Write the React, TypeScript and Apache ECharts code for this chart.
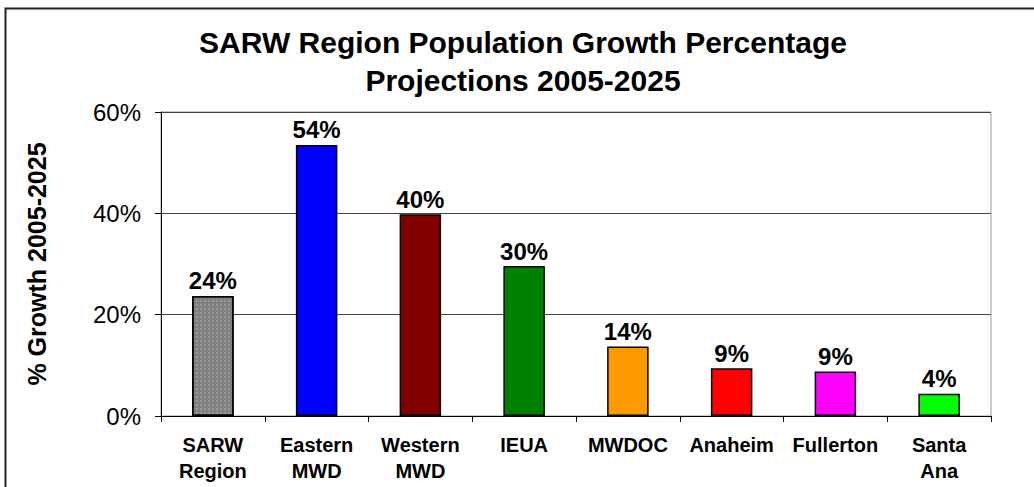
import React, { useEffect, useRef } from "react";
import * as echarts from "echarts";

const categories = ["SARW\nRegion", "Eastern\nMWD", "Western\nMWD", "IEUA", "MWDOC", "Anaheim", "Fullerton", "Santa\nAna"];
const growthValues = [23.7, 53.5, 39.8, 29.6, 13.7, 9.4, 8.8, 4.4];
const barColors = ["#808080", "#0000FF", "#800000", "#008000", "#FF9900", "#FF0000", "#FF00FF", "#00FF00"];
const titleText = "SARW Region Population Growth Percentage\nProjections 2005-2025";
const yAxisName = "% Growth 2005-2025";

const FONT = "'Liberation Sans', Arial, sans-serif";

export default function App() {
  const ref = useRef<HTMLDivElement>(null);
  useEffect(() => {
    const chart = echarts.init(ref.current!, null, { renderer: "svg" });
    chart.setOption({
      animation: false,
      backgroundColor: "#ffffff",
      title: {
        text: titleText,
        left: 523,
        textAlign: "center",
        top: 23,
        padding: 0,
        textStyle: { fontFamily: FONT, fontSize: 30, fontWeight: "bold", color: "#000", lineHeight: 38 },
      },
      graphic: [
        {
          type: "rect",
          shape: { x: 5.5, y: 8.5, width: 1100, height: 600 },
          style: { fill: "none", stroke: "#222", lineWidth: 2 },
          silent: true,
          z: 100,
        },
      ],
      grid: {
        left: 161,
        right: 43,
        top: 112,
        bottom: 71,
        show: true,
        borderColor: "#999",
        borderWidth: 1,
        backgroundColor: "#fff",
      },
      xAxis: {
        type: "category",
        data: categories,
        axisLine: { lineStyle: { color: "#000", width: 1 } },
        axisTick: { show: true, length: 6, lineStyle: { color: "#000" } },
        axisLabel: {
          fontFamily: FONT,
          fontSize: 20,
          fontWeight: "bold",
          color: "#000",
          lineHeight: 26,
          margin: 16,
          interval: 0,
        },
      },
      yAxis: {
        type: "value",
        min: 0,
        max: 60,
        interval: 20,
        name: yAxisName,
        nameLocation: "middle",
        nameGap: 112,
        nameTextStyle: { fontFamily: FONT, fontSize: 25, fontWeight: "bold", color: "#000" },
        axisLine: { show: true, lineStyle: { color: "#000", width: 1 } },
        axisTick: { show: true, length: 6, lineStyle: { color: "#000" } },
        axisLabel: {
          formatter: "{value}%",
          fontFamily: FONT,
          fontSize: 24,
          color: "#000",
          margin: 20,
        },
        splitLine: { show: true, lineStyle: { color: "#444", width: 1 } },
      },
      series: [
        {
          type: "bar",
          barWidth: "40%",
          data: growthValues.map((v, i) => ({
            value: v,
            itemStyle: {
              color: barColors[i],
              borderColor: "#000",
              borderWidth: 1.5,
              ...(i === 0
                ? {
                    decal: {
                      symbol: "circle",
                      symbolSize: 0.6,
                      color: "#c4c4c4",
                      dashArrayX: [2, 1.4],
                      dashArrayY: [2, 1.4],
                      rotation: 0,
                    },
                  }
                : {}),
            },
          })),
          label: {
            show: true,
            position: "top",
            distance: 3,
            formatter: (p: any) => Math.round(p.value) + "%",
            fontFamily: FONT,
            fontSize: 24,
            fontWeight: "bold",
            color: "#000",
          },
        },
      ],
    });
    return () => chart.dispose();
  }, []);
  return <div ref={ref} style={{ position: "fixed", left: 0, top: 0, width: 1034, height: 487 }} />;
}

__Exercise goal__
Exclude the images, then output the data above word for word.

__Completed exercise__
Write the React, TypeScript and Apache ECharts code for this chart.
import React, { useEffect, useRef } from "react";
import * as echarts from "echarts";

const categories = ["SARW\nRegion", "Eastern\nMWD", "Western\nMWD", "IEUA", "MWDOC", "Anaheim", "Fullerton", "Santa\nAna"];
const growthValues = [23.7, 53.5, 39.8, 29.6, 13.7, 9.4, 8.8, 4.4];
const barColors = ["#808080", "#0000FF", "#800000", "#008000", "#FF9900", "#FF0000", "#FF00FF", "#00FF00"];
const titleText = "SARW Region Population Growth Percentage\nProjections 2005-2025";
const yAxisName = "% Growth 2005-2025";

const FONT = "'Liberation Sans', Arial, sans-serif";

export default function App() {
  const ref = useRef<HTMLDivElement>(null);
  useEffect(() => {
    const chart = echarts.init(ref.current!, null, { renderer: "svg" });
    chart.setOption({
      animation: false,
      backgroundColor: "#ffffff",
      title: {
        text: titleText,
        left: 523,
        textAlign: "center",
        top: 23,
        padding: 0,
        textStyle: { fontFamily: FONT, fontSize: 30, fontWeight: "bold", color: "#000", lineHeight: 38 },
      },
      graphic: [
        {
          type: "rect",
          shape: { x: 5.5, y: 8.5, width: 1100, height: 600 },
          style: { fill: "none", stroke: "#222", lineWidth: 2 },
          silent: true,
          z: 100,
        },
      ],
      grid: {
        left: 161,
        right: 43,
        top: 112,
        bottom: 71,
        show: true,
        borderColor: "#999",
        borderWidth: 1,
        backgroundColor: "#fff",
      },
      xAxis: {
        type: "category",
        data: categories,
        axisLine: { lineStyle: { color: "#000", width: 1 } },
        axisTick: { show: true, length: 6, lineStyle: { color: "#000" } },
        axisLabel: {
          fontFamily: FONT,
          fontSize: 20,
          fontWeight: "bold",
          color: "#000",
          lineHeight: 26,
          margin: 16,
          interval: 0,
        },
      },
      yAxis: {
        type: "value",
        min: 0,
        max: 60,
        interval: 20,
        name: yAxisName,
        nameLocation: "middle",
        nameGap: 112,
        nameTextStyle: { fontFamily: FONT, fontSize: 25, fontWeight: "bold", color: "#000" },
        axisLine: { show: true, lineStyle: { color: "#000", width: 1 } },
        axisTick: { show: true, length: 6, lineStyle: { color: "#000" } },
        axisLabel: {
          formatter: "{value}%",
          fontFamily: FONT,
          fontSize: 24,
          color: "#000",
          margin: 20,
        },
        splitLine: { show: true, lineStyle: { color: "#444", width: 1 } },
      },
      series: [
        {
          type: "bar",
          barWidth: "40%",
          data: growthValues.map((v, i) => ({
            value: v,
            itemStyle: {
              color: barColors[i],
              borderColor: "#000",
              borderWidth: 1.5,
              ...(i === 0
                ? {
                    decal: {
                      symbol: "circle",
                      symbolSize: 0.6,
                      color: "#c4c4c4",
                      dashArrayX: [2, 1.4],
                      dashArrayY: [2, 1.4],
                      rotation: 0,
                    },
                  }
                : {}),
            },
          })),
          label: {
            show: true,
            position: "top",
            distance: 3,
            formatter: (p: any) => Math.round(p.value) + "%",
            fontFamily: FONT,
            fontSize: 24,
            fontWeight: "bold",
            color: "#000",
          },
        },
      ],
    });
    return () => chart.dispose();
  }, []);
  return <div ref={ref} style={{ position: "fixed", left: 0, top: 0, width: 1034, height: 487 }} />;
}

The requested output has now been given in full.